#### Exercise goal:
Leaving out all pictures, please print only the lines from the one containing "Write the React, TypeScript" through the one containing "const H = 504;".

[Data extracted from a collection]
-- START --

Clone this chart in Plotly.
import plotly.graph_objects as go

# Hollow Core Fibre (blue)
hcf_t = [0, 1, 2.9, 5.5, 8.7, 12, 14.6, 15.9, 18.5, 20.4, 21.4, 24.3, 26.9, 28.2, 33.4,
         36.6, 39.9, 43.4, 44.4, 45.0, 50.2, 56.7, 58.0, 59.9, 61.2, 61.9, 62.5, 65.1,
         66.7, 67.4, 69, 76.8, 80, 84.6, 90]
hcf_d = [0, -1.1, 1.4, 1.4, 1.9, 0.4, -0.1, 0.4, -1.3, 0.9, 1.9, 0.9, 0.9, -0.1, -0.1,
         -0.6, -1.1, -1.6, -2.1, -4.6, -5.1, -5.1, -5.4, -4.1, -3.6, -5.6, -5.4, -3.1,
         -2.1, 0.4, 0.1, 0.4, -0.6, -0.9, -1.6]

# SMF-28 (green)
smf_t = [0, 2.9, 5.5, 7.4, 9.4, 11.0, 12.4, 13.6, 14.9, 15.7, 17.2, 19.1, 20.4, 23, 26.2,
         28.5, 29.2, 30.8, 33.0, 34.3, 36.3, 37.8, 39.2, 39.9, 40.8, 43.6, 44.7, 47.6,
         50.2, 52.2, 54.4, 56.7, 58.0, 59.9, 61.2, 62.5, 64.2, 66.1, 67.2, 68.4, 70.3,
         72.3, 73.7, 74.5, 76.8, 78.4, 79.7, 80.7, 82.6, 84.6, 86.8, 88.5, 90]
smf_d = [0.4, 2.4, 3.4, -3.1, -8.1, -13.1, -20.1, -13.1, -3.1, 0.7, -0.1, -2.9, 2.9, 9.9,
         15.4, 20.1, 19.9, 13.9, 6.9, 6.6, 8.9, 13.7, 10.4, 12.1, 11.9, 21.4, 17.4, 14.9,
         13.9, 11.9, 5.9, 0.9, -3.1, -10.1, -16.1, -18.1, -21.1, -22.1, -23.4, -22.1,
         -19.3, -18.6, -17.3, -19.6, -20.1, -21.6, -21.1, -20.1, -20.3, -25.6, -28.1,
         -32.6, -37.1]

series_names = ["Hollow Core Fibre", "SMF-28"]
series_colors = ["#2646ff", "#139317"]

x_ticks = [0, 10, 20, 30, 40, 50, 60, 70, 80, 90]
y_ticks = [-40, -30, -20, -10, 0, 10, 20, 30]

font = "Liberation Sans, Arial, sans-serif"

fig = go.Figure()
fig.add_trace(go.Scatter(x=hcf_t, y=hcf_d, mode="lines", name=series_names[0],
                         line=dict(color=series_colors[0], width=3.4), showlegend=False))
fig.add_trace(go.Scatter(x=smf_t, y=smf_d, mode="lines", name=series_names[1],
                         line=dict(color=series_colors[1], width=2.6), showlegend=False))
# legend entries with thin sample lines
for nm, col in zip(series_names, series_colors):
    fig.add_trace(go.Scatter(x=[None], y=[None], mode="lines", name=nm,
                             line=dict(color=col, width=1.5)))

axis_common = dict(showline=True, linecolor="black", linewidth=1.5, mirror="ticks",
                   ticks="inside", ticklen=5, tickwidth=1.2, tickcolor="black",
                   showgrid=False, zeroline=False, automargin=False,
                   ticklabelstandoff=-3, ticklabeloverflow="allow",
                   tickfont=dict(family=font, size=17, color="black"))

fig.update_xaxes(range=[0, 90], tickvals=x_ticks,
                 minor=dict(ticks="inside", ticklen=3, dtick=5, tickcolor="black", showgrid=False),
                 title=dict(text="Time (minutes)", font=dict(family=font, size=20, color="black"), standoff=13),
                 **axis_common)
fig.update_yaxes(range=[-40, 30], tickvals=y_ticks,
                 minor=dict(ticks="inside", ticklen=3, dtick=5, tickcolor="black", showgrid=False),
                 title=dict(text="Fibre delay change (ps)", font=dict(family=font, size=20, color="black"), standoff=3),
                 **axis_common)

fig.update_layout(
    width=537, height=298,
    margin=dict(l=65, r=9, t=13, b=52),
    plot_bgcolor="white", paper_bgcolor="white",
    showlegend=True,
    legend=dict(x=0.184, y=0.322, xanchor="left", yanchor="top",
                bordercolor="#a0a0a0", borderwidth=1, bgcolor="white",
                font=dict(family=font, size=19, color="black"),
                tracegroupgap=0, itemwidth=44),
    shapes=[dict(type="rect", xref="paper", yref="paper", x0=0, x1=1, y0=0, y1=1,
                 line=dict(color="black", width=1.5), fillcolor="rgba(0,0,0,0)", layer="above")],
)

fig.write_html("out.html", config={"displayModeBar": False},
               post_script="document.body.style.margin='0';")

-- END --
-- START --

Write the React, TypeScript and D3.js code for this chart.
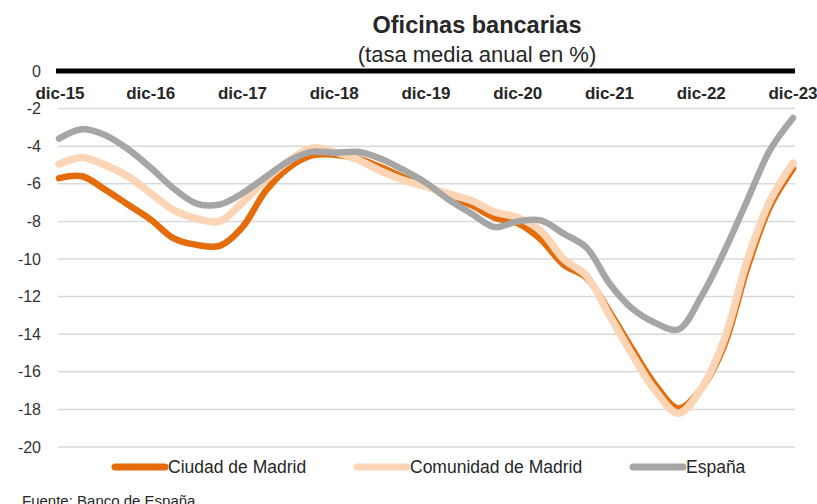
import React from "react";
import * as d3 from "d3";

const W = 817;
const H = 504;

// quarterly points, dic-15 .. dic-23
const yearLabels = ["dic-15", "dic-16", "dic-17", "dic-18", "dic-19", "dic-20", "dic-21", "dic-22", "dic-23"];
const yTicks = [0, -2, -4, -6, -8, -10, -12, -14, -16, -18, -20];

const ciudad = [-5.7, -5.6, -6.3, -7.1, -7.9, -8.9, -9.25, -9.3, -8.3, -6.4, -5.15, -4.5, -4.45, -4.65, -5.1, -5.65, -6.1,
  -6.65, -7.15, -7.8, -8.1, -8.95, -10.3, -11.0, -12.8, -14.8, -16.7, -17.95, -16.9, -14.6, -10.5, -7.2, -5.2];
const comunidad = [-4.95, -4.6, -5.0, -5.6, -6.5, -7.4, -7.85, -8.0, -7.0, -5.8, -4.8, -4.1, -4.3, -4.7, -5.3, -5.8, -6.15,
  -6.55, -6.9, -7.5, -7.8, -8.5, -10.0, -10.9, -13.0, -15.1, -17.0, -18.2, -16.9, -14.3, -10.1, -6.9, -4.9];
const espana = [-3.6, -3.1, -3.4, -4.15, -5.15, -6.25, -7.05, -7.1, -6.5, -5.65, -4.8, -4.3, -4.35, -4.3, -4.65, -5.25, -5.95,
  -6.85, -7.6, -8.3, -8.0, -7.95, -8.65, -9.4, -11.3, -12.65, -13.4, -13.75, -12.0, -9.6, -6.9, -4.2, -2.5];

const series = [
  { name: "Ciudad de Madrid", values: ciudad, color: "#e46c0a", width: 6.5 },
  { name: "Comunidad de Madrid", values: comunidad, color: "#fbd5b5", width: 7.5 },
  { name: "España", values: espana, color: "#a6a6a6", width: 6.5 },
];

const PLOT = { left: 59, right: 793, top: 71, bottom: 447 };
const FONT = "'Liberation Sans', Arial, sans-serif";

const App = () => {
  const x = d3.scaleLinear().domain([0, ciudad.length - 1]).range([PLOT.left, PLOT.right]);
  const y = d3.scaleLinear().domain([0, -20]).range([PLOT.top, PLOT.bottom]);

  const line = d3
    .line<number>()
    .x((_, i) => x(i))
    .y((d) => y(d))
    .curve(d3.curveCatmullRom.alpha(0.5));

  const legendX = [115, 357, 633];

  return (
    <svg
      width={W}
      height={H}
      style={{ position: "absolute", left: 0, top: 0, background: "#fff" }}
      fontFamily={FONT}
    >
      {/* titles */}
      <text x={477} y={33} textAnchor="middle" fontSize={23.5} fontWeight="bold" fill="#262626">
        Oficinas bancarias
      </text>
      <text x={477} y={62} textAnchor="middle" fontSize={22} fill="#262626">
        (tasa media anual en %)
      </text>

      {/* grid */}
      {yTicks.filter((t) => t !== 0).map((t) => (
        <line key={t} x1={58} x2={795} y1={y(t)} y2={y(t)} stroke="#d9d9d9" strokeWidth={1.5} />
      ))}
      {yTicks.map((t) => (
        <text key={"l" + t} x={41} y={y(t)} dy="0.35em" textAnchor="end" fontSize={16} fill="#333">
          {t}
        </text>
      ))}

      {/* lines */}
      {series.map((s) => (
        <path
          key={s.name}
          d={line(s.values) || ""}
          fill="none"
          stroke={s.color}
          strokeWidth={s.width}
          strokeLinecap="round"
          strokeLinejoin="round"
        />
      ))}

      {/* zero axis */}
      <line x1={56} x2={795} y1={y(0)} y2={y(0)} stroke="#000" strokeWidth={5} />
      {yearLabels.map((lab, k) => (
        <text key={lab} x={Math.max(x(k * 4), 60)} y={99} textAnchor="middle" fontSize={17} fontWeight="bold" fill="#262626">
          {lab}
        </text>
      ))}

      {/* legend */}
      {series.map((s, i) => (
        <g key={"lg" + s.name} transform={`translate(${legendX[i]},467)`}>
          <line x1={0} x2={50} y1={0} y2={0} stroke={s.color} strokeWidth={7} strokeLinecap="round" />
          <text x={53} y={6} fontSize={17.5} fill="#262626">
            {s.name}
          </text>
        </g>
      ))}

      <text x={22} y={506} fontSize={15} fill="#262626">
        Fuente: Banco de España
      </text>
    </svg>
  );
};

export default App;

-- END --
-- START --

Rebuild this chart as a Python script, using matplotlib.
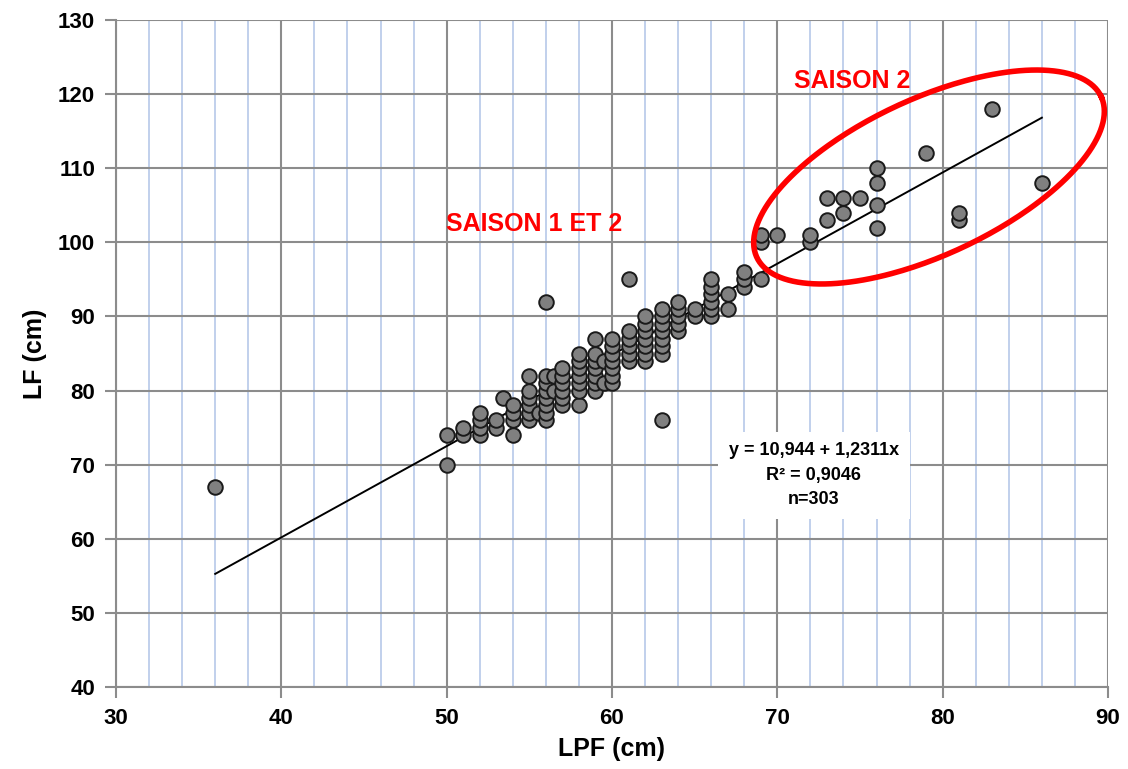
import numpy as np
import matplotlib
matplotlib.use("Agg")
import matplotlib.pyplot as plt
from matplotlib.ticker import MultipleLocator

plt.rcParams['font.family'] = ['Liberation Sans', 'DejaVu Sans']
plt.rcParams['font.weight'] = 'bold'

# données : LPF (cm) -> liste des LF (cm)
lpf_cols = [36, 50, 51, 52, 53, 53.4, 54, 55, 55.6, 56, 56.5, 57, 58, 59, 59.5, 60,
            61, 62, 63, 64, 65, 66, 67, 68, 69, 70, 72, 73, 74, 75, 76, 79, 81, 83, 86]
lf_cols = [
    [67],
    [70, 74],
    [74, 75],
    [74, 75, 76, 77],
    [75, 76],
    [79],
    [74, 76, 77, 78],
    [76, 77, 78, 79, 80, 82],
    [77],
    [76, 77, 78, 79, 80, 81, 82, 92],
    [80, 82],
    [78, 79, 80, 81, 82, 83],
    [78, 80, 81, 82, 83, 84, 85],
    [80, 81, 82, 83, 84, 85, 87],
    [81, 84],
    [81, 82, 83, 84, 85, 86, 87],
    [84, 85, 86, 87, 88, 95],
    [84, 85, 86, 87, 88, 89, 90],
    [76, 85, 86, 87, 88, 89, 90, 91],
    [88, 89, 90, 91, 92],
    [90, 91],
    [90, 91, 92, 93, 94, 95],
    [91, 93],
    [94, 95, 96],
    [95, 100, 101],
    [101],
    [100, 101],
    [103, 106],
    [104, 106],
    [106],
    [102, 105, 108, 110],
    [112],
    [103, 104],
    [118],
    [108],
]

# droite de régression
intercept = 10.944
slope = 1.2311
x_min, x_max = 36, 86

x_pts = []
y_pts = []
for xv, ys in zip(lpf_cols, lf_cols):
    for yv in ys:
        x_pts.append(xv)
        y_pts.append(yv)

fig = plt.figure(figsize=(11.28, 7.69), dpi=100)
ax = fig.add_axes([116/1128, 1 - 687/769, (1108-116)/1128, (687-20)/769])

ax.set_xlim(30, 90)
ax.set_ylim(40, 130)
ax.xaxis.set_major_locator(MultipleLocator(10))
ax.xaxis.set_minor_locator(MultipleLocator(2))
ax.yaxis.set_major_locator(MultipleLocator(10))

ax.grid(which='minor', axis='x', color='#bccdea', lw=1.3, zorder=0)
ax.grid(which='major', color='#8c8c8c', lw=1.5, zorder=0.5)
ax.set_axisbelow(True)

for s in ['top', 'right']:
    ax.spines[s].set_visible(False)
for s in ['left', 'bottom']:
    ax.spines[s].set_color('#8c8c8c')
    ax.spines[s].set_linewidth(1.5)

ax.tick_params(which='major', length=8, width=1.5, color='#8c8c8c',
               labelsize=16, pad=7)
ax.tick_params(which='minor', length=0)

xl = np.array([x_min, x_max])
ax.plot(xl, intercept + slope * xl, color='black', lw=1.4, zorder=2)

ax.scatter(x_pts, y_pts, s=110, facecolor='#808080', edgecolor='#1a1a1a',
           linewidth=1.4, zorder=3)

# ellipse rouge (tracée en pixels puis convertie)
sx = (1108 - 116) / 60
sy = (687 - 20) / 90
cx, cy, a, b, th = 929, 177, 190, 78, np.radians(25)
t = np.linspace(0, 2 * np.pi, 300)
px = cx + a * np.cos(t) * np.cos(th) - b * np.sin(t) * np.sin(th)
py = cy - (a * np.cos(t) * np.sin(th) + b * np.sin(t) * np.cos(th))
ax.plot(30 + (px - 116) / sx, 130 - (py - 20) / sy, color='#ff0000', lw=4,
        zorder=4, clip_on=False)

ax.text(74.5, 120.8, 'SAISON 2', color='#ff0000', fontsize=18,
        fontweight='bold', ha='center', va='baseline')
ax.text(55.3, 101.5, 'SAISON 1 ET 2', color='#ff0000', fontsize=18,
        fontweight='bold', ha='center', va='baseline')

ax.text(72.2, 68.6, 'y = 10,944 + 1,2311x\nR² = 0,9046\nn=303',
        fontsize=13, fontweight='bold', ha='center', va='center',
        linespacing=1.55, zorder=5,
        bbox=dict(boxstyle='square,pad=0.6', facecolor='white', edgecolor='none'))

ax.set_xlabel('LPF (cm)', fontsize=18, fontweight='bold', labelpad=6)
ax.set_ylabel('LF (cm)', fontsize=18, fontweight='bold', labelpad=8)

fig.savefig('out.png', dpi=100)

-- END --

#### Written solution:
Write the React, TypeScript and D3.js code for this chart.
import React from "react";
import * as d3 from "d3";

const W = 817;
const H = 504;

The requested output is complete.